TikTok opens unexpected windows into diverse worlds. I stumble upon explanations of cosmology. Debates about Zionism. The secret to a perfect sear on steak. The craftsmanship behind an authentic Hasidic sable shtreimel. More importantly, I glimpse the raw humanity of strangers – their suffering and their triumphs.

Last week, my “for you” feed surfaced a video of Bubba Cashman, a boy of perhaps six. He navigates the world in a specialized walker, his legs braced and immobile. He lives with severe spina bifida, a birth defect where the spine and spinal cord form improperly during fetal development. His father Chase instructs him with unflinching directness. There’s no coddling here. Chase teaches Bubba to maneuver his walker over a curb – a maneuver requiring him to lift the walker’s front while leaning back to prevent falling forward, all without the use of his legs.

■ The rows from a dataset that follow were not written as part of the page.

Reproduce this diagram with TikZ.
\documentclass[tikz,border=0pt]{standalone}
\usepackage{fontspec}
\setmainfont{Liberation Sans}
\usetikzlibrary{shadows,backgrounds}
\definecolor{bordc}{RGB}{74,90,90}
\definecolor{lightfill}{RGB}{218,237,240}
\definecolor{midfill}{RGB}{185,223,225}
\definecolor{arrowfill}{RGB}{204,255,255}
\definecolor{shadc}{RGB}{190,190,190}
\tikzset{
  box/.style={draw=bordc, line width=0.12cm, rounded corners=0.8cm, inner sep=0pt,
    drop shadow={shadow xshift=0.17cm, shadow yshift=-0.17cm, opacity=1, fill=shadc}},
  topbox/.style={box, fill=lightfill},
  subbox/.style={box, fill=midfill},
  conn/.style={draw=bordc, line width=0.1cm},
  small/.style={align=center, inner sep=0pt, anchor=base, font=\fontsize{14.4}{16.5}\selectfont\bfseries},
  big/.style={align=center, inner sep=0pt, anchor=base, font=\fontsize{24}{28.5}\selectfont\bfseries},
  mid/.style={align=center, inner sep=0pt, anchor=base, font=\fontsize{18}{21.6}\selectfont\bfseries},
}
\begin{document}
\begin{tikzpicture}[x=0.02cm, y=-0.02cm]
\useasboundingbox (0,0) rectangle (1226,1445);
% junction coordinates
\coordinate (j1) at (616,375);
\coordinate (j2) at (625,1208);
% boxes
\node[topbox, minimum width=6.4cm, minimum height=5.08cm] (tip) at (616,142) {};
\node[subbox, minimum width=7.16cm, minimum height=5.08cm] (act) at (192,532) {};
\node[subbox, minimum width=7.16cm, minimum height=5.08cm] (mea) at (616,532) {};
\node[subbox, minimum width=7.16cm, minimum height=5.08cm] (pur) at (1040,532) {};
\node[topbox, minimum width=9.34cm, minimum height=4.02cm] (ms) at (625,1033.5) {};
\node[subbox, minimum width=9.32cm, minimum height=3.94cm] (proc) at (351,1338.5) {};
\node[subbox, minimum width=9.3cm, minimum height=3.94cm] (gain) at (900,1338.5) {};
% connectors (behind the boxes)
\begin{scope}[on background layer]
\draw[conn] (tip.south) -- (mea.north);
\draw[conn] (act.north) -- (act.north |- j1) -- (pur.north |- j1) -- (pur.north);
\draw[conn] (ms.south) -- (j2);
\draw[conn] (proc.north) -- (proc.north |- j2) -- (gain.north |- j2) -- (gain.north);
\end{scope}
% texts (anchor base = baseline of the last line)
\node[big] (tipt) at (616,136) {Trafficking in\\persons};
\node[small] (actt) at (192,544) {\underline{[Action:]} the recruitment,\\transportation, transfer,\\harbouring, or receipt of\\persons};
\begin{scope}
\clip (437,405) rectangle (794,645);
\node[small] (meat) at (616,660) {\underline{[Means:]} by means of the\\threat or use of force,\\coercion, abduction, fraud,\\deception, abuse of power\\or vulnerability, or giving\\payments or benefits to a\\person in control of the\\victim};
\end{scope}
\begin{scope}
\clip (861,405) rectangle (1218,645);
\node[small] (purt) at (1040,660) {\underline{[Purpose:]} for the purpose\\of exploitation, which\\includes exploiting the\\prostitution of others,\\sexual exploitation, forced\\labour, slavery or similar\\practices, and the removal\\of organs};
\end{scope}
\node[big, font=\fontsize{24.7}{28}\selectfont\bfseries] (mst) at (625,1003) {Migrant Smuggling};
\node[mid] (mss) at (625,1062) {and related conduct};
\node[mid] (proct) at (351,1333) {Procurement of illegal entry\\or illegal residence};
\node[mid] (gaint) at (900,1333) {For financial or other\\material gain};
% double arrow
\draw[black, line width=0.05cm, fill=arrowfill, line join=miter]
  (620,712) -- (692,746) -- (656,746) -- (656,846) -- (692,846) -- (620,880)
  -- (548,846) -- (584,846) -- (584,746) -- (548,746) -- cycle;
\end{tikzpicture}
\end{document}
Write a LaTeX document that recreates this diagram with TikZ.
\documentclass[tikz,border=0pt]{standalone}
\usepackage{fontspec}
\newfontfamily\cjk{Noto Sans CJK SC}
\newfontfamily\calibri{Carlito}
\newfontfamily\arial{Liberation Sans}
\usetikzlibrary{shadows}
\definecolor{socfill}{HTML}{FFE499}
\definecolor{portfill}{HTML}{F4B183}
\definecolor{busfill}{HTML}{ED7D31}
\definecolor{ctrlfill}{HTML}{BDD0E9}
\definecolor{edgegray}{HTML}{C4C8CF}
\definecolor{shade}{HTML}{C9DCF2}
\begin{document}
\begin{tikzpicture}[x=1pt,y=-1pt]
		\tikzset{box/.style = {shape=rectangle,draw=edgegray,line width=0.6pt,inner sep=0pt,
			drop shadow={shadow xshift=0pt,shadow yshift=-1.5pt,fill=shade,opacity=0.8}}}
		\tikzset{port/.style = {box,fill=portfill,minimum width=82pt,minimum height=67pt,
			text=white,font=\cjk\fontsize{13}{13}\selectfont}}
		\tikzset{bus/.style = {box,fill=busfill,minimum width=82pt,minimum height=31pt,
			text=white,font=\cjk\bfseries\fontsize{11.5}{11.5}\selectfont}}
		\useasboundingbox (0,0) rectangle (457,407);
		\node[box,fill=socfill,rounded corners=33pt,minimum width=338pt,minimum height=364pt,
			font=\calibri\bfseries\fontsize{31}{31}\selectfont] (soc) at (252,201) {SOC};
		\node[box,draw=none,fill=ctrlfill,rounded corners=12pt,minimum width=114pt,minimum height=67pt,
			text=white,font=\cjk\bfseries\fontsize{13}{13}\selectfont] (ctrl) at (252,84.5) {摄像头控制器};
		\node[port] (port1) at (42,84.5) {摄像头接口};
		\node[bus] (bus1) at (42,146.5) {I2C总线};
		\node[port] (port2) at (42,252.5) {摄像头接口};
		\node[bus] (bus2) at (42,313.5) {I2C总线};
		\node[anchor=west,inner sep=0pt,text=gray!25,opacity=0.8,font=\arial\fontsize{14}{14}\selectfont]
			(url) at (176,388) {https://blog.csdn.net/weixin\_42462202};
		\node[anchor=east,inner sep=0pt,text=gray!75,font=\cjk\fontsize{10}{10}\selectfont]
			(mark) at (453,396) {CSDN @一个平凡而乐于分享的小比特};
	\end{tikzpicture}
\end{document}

I’m transfixed because Chase refuses to sugarcoat reality for his son. Bubba absorbs his father’s lesson with grave intensity, then tries and tries again. The sheer force required to lift his body is staggering. Each attempt brings him tantalizingly close before he fails. And then fails again.

The exhaustion and frustration etched on this child’s face is unmistakable. After perhaps the sixth attempt, he breaks. Tears flow as he reaches toward his father. But Chase doesn’t immediately rescue him. “It’s hard. I know it’s frustrating. The world is not always going to be set up for you.” Only when Bubba is truly spent does Chase lift him from the walker and envelop him in an embrace so genuine it pierces through the digital divide.

The human condition isn’t about glory and reward. Often it’s about unbearable struggle. It’s what drives parents to flee persecution, traversing deserts and swollen rivers with children on their backs in pursuit of freedom. It’s the mud from which we fight to rise, the bondage from which we break free. It echoes the words we recite upon completing a book of Torah: Hazak, Hazak, ve’Nithazek. Be strong, be strong, and so shall we all be strengthened.

One father’s fierce determination to prepare his son for an unaccommodating world challenges each of us to persist, to rise above our circumstances and glimpse, even fleetingly, the indomitable human spirit. Bubba’s struggle illuminates the Passover story we retell: from the depths, we will rise.